Après avoir été en résidence à Poitiers pendant un mois, quels enseignements / témoignages,  pouvez-vous délivrer sur Poitiers, sur la Faculté de droit de Poitiers, sur la recherche en Droit à Poitiers, au CECOJI ?

Il ne faut pas sous-estimer la force des lieux. Poitiers porte encore la marque de grands juristes et sa réputation continue. Il faut se garder de créer des idoles mais il y a, dans cette Université, une aspiration particulière; une diversité à la fois dans son corps étudiant et dans l’ouverture de ses axes de recherche. Poitiers m’avait d’abord été présenté comme un établissement sœur. La première année en fonction, mon Doyen, le prof. Kasirer (éminent juriste et désormais juge à la Cour d’appel du Québec), m’avait envoyé en tant qu’émissaire à Poitiers pour représenter nos couleurs sur un sujet que je ne maitrisais alors absolument pas (l’accommodement raisonnable). C’était ma première visite à Poitiers en 2008 je crois. Trop occupé à ne pas décevoir, je ne garde pas grand souvenir de ce passage. Mais déjà cette mission m’avait fait prendre conscience des amitiés institutionnelles : une forme de coopération non-écrite, subtile et sourde, qui s’inscrit sur le long terme au-delà des individualités. Il s’agit là des mêmes ressentiments, parfois difficiles à expliquer, qu’un étudiant pourrait avoir pour son alma mater et qui consistent essentiellement à reconnaître la valeur d’une collaboration intellectuelle dont les premières pierres ont été posées par d’autres. C’est cette correspondance entre Poitiers et McGill, tissée par un fil invisible et inter-générationnel, qui me surprend et me ravit le plus. Sans que je le sache, à mon arrivée deux collègues de l’université Sherbrooke oeuvraient déjà sur les lieux dans le cadre d’un projet fascinant de droit comparé sur les notions du droit des biens et du droit de la propriété intellectuelle mené par mes collègues profs. Mathieu Devinat et Michel Boudot. Mathieu Devinat est un ancien de McGill, il a été directeur exécutif d’un de nos centres de recherche le plus respecté au Canada : le Centre Crépeau de droit Privé. Alexandra Popovici a également été enseignante chez nous et a également été directrice du centre Crépeau. C’est dire donc de la profondeur des liens entre nos institutions.

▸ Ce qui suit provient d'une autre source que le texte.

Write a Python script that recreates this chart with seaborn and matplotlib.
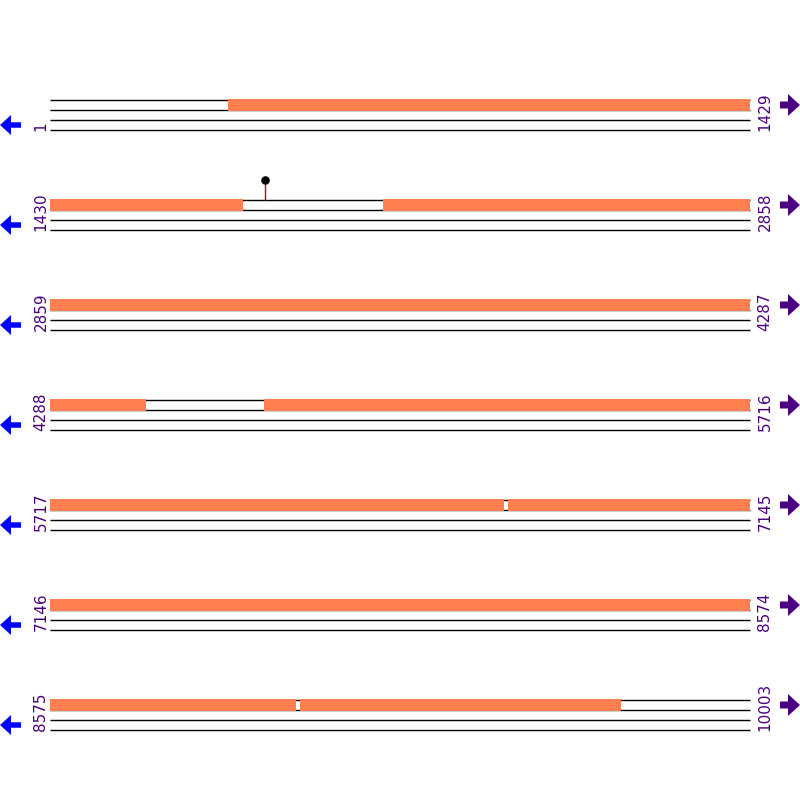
import matplotlib.pyplot as plt
from matplotlib.patches import FancyArrow
import pandas as pd
import seaborn as sns

# sequence layout
seq_start = 1
seq_end = 10003
row_size = 1429

# orange features (1-based inclusive positions)
feature_starts = [364, 2110, 4725, 6652, 9085]
feature_ends = [1823, 4483, 6643, 9076, 9740]

# lollipop site
site_positions = [1869]

sns.set_theme(style="white")
plt.rcParams['font.family'] = ['DejaVu Sans']

fig = plt.figure(figsize=(8, 8), dpi=100)
ax = fig.add_axes([0, 0, 1, 1])

# pixel layout of each row
left, right = 50, 750
row_top0, row_gap = 100, 100
n_rows = (seq_end - seq_start) // row_size + 1
row_starts = [seq_start + i * row_size for i in range(n_rows)]
row_ends = [min(s + row_size - 1, seq_end) for s in row_starts]
scale = (right - left) / row_size


def to_x(pos, row):
    # pos is a boundary coordinate (0-based edge)
    return left + (pos - (row_starts[row] - 1)) * scale


purple = "#4B0082"
coral = "#FF7F50"

for r in range(n_rows):
    top = row_top0 + r * row_gap
    x_end = to_x(row_ends[r], r)
    for dy in (0, 10, 20, 30):
        ax.hlines(top + dy, left, x_end, color="black", lw=1.0, zorder=2)

    # features clipped to row
    for fs, fe in zip(feature_starts, feature_ends):
        a = max(fs, row_starts[r])
        b = min(fe, row_ends[r])
        if a > b:
            continue
        x0 = to_x(a - 1, r)
        x1 = to_x(b, r)
        ax.broken_barh([(x0, x1 - x0)], (top - 0.6, 11.2),
                       facecolors=coral, edgecolor="none", zorder=3)

    # position labels
    ax.text(41, top + 31, str(row_starts[r]), rotation=90, rotation_mode="anchor",
            ha="left", va="center", color=purple, fontsize=11)
    ax.text(765, top + 31, str(row_ends[r]), rotation=90, rotation_mode="anchor",
            ha="left", va="center", color=purple, fontsize=11)

    # strand arrows
    ax.add_patch(FancyArrow(21, top + 25, -21, 0, width=5.5, head_width=20,
                            head_length=11, length_includes_head=True,
                            color="blue", lw=0, zorder=4))
    ax.add_patch(FancyArrow(780, top + 5, 20, 0, width=7, head_width=22,
                            head_length=12, length_includes_head=True,
                            color=purple, lw=0, zorder=4))

# lollipop sites
site_rows = [(p - seq_start) // row_size for p in site_positions]
site_df = pd.DataFrame({
    "x": [to_x(p - 0.5, r) for p, r in zip(site_positions, site_rows)],
    "y": [row_top0 + r * row_gap - 20 for r in site_rows],
})
for _, s in site_df.iterrows():
    ax.vlines(s["x"], s["y"] + 3, s["y"] + 20, color="#cc0000", lw=1.0, zorder=3)
sns.scatterplot(data=site_df, x="x", y="y", ax=ax, color="black", s=38,
                linewidth=0, zorder=5, legend=False)
ax.set_xlim(0, 800)
ax.set_ylim(800, 0)
ax.axis('off')

fig.savefig("out.png", dpi=100)
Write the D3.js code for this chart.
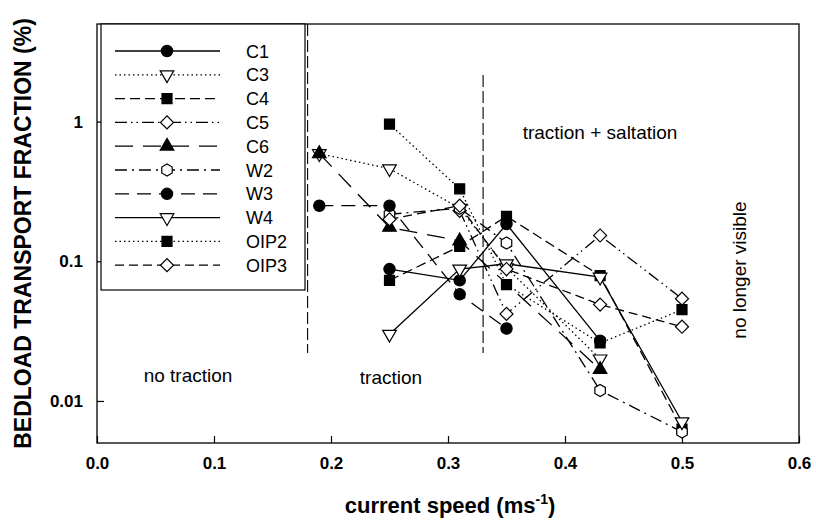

Comment imaginer la coopération future entre votre centre et le CECOJI ? et sous quelle forme ?

Le récit et la relation avec Poitiers ne s’arrêteront donc ni avec cette première invitation, ni à ma personne d’ailleurs. Il faut dire que le rapprochement de cette année a pris une tournure inattendue et heureuse : alors que nous discutions de nos intérêts de recherche avec le prof. Nicolas Binctin, je lui ai fait part d’un nouvel axe mené d’abord par deux étudiantes de notre Centre, repris ensuite comme sujet d’une production scientifique sur le sujet : le droit des indications géographiques. Heureuse coïncidence puisqu’il se trouve que la question devait faire l’objet d’un colloque à l’antenne de Segonzac de l’Université Poitiers sous les hospices du CECOJI et du prof. Rochdi. Le sujet du droit alimentaire, objet complexe qui se prête à des analyses multi-disciplinaires, est ainsi devenu naturellement un autre lieu de rencontre et de collaboration.  Poitiers avec son programme M2 en droit rural est particulièrement bien positionné pour s’investir dans la recherche dans ce sujet aussi important sinon plus que l’intelligence artificielle.

Enfin, et j’écris ceci pour les futures générations de juristes et de chercheurs, j’ai vu dans le soin et l’attention portés aux étudiants par mes collègues, un respect similaire à ce qui peut exister à McGill. Nos étudiants sont déjà nos collègues. Je crois que cette générosité intellectuelle, cette écoute, est un autre trait commun.